История сохранила сведения о других поступивших к Марии кино-предложениях: Висконти хотел запечатлеть её в роли Марии Ерица в так и не снятом фильме о Пуччини, Дзеффирелли уже начинал подготовку к съёмкам фильма-оперы «Тоска» (это было ещё во времена романа Каллас с Онассисом), но в итоге получил однозначный отказ, да ещё и оказался виноват в том, что потратил деньги. Джозеф Лоузи предлагал роль стареющей актрисы в фильме «Бум» по Теннесси Уильямсу. Тоже безуспешно.

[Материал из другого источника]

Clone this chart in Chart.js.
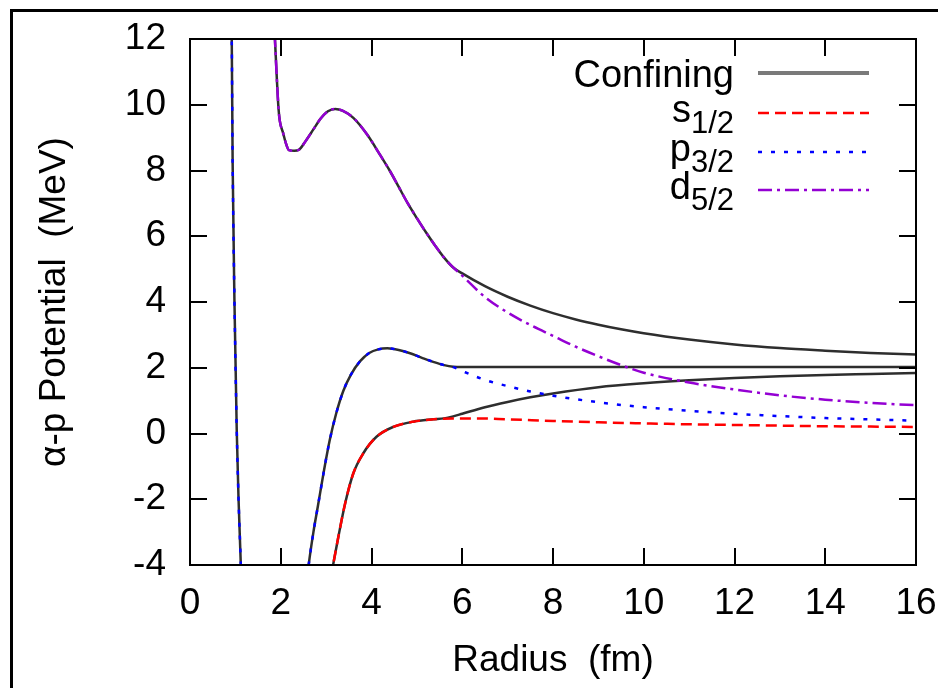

 Педагогической деятельностью Каллас так всерьёз и не занялась (исключение — две серии мастер-классов в Джульярдской школе), из намерения стать оперным режиссёром тоже ничего хорошего не вышло («Сицилийская вечерня» в Турине, 1973 год), да и гастрольное турне с Джузеппе ди Стефано в период, когда голос был уже безвозвратно потерян, вряд ли можно считать успешным проектом. Почти ничего из того, за что Каллас бралась после прощания с оперной сценой, не приносило плодов. Лучшие годы были позади.

В этом смысле «Медея» представляется мне её последним значительным творческим достижением, пусть оно кому-то и покажется не вполне однозначным. Пазолини говорил, что Мария Каллас — женщина «самая современная», но внутри неё живёт «древняя женщина», «странная и мистическая», раздираемая «внутренними конфликтами». Он (в отличие от Креонта, посетившего Медею) — один из тех, кто сумел заглянуть в «глубину души» Марии и показать сложность её характера через образ Медеи. Фильм Пазолини — это памятник не только её мифу, не утратившему жизненной энергии даже сегодня, но и женщине, от которой в мифе остались лишь далёкие воспоминания. На мой взгляд, это и есть ключ к её душе, к её «священному кентавру», который хоть и замолчал навсегда в 1977, но даже сейчас незримо присутствует в жизни оперного искусства.